NATO, PIB e interesse nacional

Rui Fernandes

Quanto mais inserção externa, menos capacidade de resposta das Forças Armadas para responder aos desígnios constitucionais

A guerra na Ucrânia reavivou um conjunto de objectivos de há muito consagrados quanto ao papel de cada país no seio da NATO, entre eles a questão dos gastos de cada um com a Defesa Nacional.

Este objectivo desde 2019 que foi objecto de uma planificação visando atingir, em 2024, o valor de 1,66%. Por outro lado, a Lei de Programação Militar em vigor, e que será objecto de revisão este ano, consagra até 2026 um aumento gradual de verbas para aquisição de equipamento. Importa que se tenha presente que «aquisição de equipamento» não é sinónimo de somente aquisição de armas.

Há um vasto conjunto de aspectos que, inserindo-se em gastos com a Defesa Nacional ou, se se preferir, com as Forças Armadas, e contribuindo para o tal objectivo de dois por cento do PIB, podem constituir alavancas importantes para a defesa dos interesses nacionais. Por exemplo, o investimento necessário para modernizar e apetrechar o estaleiro do Arsenal do Alfeite é uma exigência há muito colocada como necessária, depois de anos de desastre pela mão do governo PSD/CDS e outros de ausência de determinação por parte do governo PS.

Sucedem-se os discursos motivacionais por parte do Presidente da República e do Governo sobre as Forças Armadas. Acontece que anos de conversa sem medidas traduziram-se em degradação, acentuado mal-estar e descrédito. Acresce que não só não foram adoptadas medidas, como foram postas em prática outras que avolumaram problemas. É esse ambiente que tem determinado as muitas saídas das fileiras de militares antes de completado o tempo e é esse ambiente que também se traduz na pouca atractividade na captação de efectivos.

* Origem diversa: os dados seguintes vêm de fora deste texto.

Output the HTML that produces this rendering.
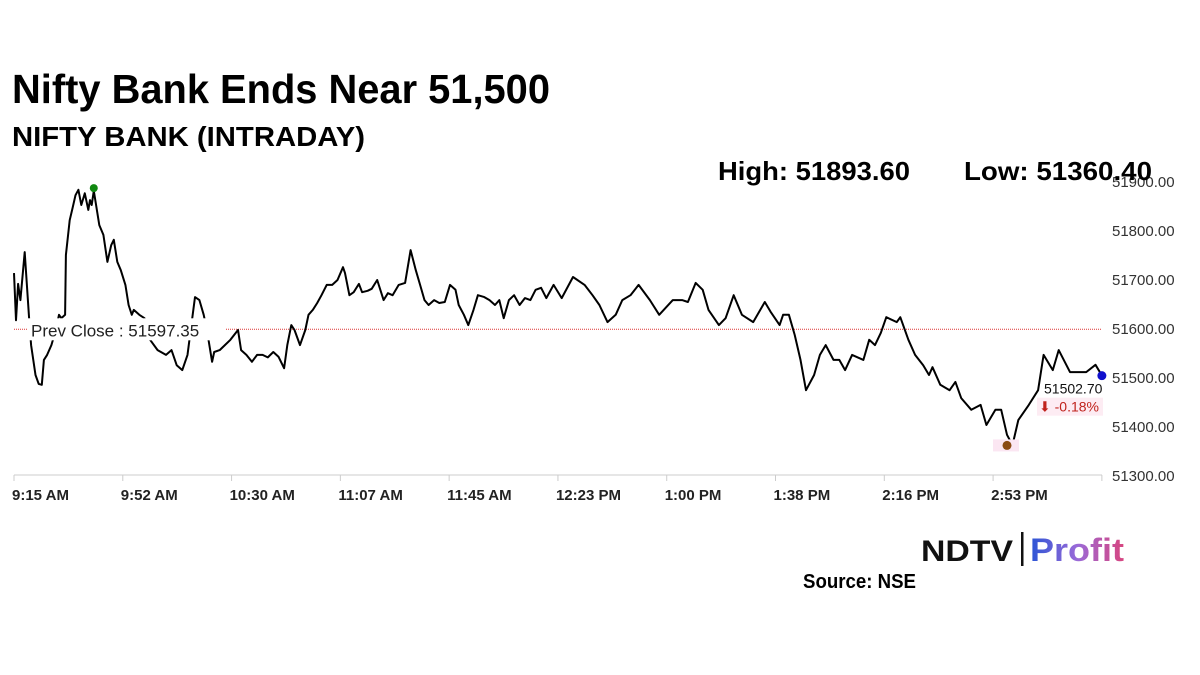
<!DOCTYPE html>
<html><head><meta charset="utf-8"><style>
body{margin:0;background:#fff;width:1200px;height:675px;overflow:hidden}
svg{display:block}
text{font-family:"Liberation Sans",sans-serif}
</style></head><body>
<svg id="chart" width="1200" height="675">
<text x="12" y="103" font-size="41" font-weight="bold" textLength="538" lengthAdjust="spacingAndGlyphs">Nifty Bank Ends Near 51,500</text>
<text x="12" y="146" font-size="28" font-weight="bold" textLength="353" lengthAdjust="spacingAndGlyphs">NIFTY BANK (INTRADAY)</text>
<g id="axes"></g>
<g id="plot"></g>
<text x="718" y="180" font-size="26" font-weight="bold" textLength="192" lengthAdjust="spacingAndGlyphs">High: 51893.60</text>
<text x="964" y="180" font-size="26" font-weight="bold" textLength="188" lengthAdjust="spacingAndGlyphs">Low: 51360.40</text>
<g>
<text x="921" y="561" font-size="30" font-weight="bold" textLength="92" lengthAdjust="spacingAndGlyphs" fill="#111">NDTV</text>
<rect x="1021" y="532" width="2.5" height="34" fill="#111"/>
<defs><linearGradient id="pg" x1="0" x2="1"><stop offset="0" stop-color="#2b55d6"/><stop offset="0.5" stop-color="#9a6ad8"/><stop offset="1" stop-color="#d8457f"/></linearGradient></defs>
<text x="1030" y="561" font-size="32" font-weight="bold" textLength="94" lengthAdjust="spacingAndGlyphs" fill="url(#pg)">Profit</text>
</g>
<text x="803" y="588" font-size="20" font-weight="bold" textLength="113" lengthAdjust="spacingAndGlyphs">Source: NSE</text>
</svg>
<script>
const yTicks=[51300,51400,51500,51600,51700,51800,51900];
const xTickLabels=["9:15 AM","9:52 AM","10:30 AM","11:07 AM","11:45 AM","12:23 PM","1:00 PM","1:38 PM","2:16 PM","2:53 PM"];
const xTickMinutes=[0,37.5,75,112.5,150,187.5,225,262.5,300,337.5];
const prevClose=51597.35;
const highVal=51893.6, highT=27.5;
const lowVal=51360.4, lowT=342.3;
const lastVal=51502.7, lastT=375;
const times=[0,0.7,1.4,2.2,3.7,5.2,5.9,7.4,8.5,9.6,10.3,11.4,12.9,14.4,15.5,16.3,17.6,17.9,19.2,20.2,21.2,22.2,23.2,24.4,25.6,26.2,26.8,27.5,29.4,30.8,32.2,33.5,34.4,35.6,36.8,38.4,39.5,40.6,41.3,43.2,45.0,46.9,49.5,52.4,54.3,56.1,58.0,59.8,60.9,62.4,63.9,65.4,66.5,68.3,69.0,70.9,72.7,74.6,77.2,78.3,80.1,82.0,83.8,85.7,87.5,89.4,91.2,93.1,94.2,95.6,96.7,98.6,100.4,101.5,103.0,104.5,106.0,107.8,109.7,111.5,113.4,114.1,115.6,117.1,118.9,120.0,121.9,123.3,125.2,127.4,128.9,130.5,132.6,134.8,136.7,138.5,140.0,141.5,142.9,144.8,146.6,148.5,150.3,152.2,153.3,155.1,156.6,158.4,159.9,162.1,163.9,165.8,167.3,168.8,170.6,172.4,174.3,176.1,178.0,179.8,181.7,183.5,186.0,188.8,192.7,196.7,199.4,201.8,204.6,207.4,209.7,212.5,215.3,219.2,222.4,227.1,230.3,232.3,235.0,237.4,239.4,243.0,245.3,248.1,250.9,254.8,258.8,260.8,263.9,265.1,267.1,269.1,271.1,273.0,275.8,277.8,279.8,282.5,284.5,286.5,288.9,292.8,294.8,296.8,298.8,300.7,304.3,305.5,308.3,310.6,313.4,315.4,316.6,319.3,322.5,324.5,326.5,330.0,333.2,335.2,338.3,340.3,342.3,344.2,346.2,349.8,353.0,354.9,358.1,360.1,364.0,366.8,369.6,372.8,375];
const values=[51712,51616,51690,51657,51755,51620,51565,51504,51486,51484,51535,51545,51565,51596,51627,51620,51627,51749,51820,51845,51871,51882,51851,51875,51841,51861,51851,51880,51810,51790,51735,51769,51780,51735,51718,51688,51647,51627,51637,51627,51620,51576,51555,51545,51555,51524,51514,51545,51596,51663,51657,51627,51596,51531,51551,51555,51565,51576,51596,51555,51545,51531,51545,51545,51540,51551,51541,51518,51565,51606,51596,51565,51596,51627,51637,51651,51667,51688,51688,51698,51724,51712,51667,51673,51690,51673,51676,51680,51698,51657,51671,51667,51688,51692,51759,51718,51688,51657,51647,51657,51651,51653,51688,51678,51647,51627,51606,51637,51667,51663,51657,51647,51657,51620,51657,51667,51647,51661,51657,51678,51682,51661,51688,51661,51704,51688,51667,51647,51612,51627,51657,51667,51688,51657,51627,51657,51657,51653,51692,51678,51637,51606,51620,51667,51627,51612,51653,51633,51606,51627,51627,51586,51535,51473,51504,51545,51565,51535,51535,51514,51545,51535,51576,51565,51590,51622,51612,51622,51576,51545,51524,51504,51520,51484,51473,51490,51457,51433,51443,51402,51433,51433,51382,51361,51412,51443,51473,51545,51514,51555,51510,51510,51510,51525,51503];
const X=t=>14+t*2.901;
const Y=v=>475-(v-51300)*0.49;
const NS="http://www.w3.org/2000/svg";
const axes=document.getElementById('axes'), plot=document.getElementById('plot');
function mk(tag,attrs,parent){const e=document.createElementNS(NS,tag);for(const k in attrs)e.setAttribute(k,attrs[k]);parent.appendChild(e);return e;}
const xa=mk('line',{x1:14,x2:1102,y1:475,y2:475,stroke:'#ccc','stroke-width':1},axes);


xTickMinutes.forEach((m,i)=>{
  const tk=mk('line',{x1:X(m),x2:X(m),y1:475,y2:481,stroke:'#ccc'},axes);
  
  
  const tx=mk('text',{x:X(m)-2,y:500,'font-size':15,'font-weight':'bold',fill:'#222'},axes);
  tx.textContent=xTickLabels[i];
  
  
});
mk('line',{x1:X(375),x2:X(375),y1:475,y2:481,stroke:'#ccc'},axes);
yTicks.forEach(v=>{
  const tx=mk('text',{x:1112,y:Y(v)+6,'font-size':15,fill:'#333'},axes);
  tx.textContent=v.toFixed(2);
  
  
});
const pl=mk('line',{x1:14,x2:1102,y1:Y(prevClose),y2:Y(prevClose),stroke:'#d33','stroke-width':1,'stroke-dasharray':'1,1'},plot);


const d=times.map((t,i)=>(i?'L':'M')+X(t).toFixed(1)+','+Y(values[i]).toFixed(1)).join('');
const ln=mk('path',{d:d,fill:'none',stroke:'#000','stroke-width':2,'stroke-linejoin':'round'},plot);


mk('rect',{x:27,y:Y(prevClose)-11,width:198,height:22,fill:'#fff'},plot);
const lt=mk('text',{x:31,y:Y(prevClose)+7,'font-size':17,fill:'#222'},plot);
lt.textContent='Prev Close : '+prevClose.toFixed(2);


const hm=mk('circle',{cx:X(highT),cy:Y(highVal)+4,r:4,fill:'#118811'},plot);


mk('rect',{x:X(lowT)-14,y:Y(lowVal)-6,width:26,height:12,fill:'#fbe6f2'},plot);
const lm=mk('circle',{cx:X(lowT),cy:Y(lowVal),r:4.5,fill:'#8a4a12'},plot);


const bm=mk('circle',{cx:X(lastT),cy:Y(lastVal),r:4.5,fill:'#1010cc'},plot);


const lv=mk('text',{x:1044,y:Y(lastVal)+18,'font-size':14,fill:'#111'},plot);
lv.textContent=lastVal.toFixed(2);


mk('rect',{x:1037,y:Y(lastVal)+22,width:66,height:18,fill:'#fdecf3'},plot);
const pc=mk('text',{x:1039,y:Y(lastVal)+36,'font-size':14,fill:'#c0221c'},plot);
pc.textContent='⬇ '+((lastVal-prevClose)/prevClose*100).toFixed(2)+'%';


</script>
</body></html>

Como aceitar que a Tabela Remuneratória dos Militares (como a de outros sectores da função pública) esteja inalterada à cerca de 12 anos? Como aceitar o atraso de muitos meses na consagração das promoções com perda de vencimento pelo novo posto em igual numero de meses e com reflexo anos mais tarde no calculo da sua pensão de reforma? E que dizer dos casos em que o militar falece nesse hiato de meses e as respectivas famílias vêem o calculo daquilo a que terão direito a receber, não pelo posto que o seu familiar teria se tudo tivesse sido processado no tempo próprio, mas pelo posto que tem? Ou que dizer do estado em que se encontra a Saúde Militar? Ou que dizer da ausência de definição quanto ao papel do Cabo-Mor na Armada, depois de tantos anos em que tal posto foi criado? E que dizer, nos Oficiais, em que num ramos uns, de uma dada especialidade, podem aceder a determinados cargos de comando, mas noutros ramos não podem?

Há um mar de problemas sócio-profissionais em que é urgente medidas. Muitas delas requerem investimento.

Investimento sim
mas para exercer soberania

O PCP nunca questionou as verbas para a Defesa Nacional em si mesmas. Aquilo que o PCP sempre fez, e fará, a partir da sua ponderação própria sobre o interesse nacional, foi questionar opções e prioridades relativas. Propor, como o fez há muitos anos, e a título de exemplo, a aquisição de uma esquadra de F16 para dotar o País de meios de intercepção e defesa do seu espaço aéreo. Tal como propôs a aquisição de navios patrulha. E outros exemplos poderiam ser dados.

Portugal é um País soberano e deve exercer a sua soberania e defender os seus interesses. Isso passa por ter umas Forças Armadas com os meios adequados às possibilidades nacionais e dignificadas. Meios que visem esse objectivo e não meios que tenham subjacente a sua inserção na NATO ou noutros processos em desenvolvimento ao nível da UE.

Temos dito e repetido que muitas das opções adoptadas ao longo dos anos, traduziram-se em Portugal ter, prioritariamente, aquilo que não precisa e não possuir aquilo de que necessita. Tal como temos dito e repetido, e a vida tem mostrado, que quanto mais inserção externa, menos capacidade de resposta tem existido para responder aos desígnios consagrados para as Forças Armadas na Constituição da República.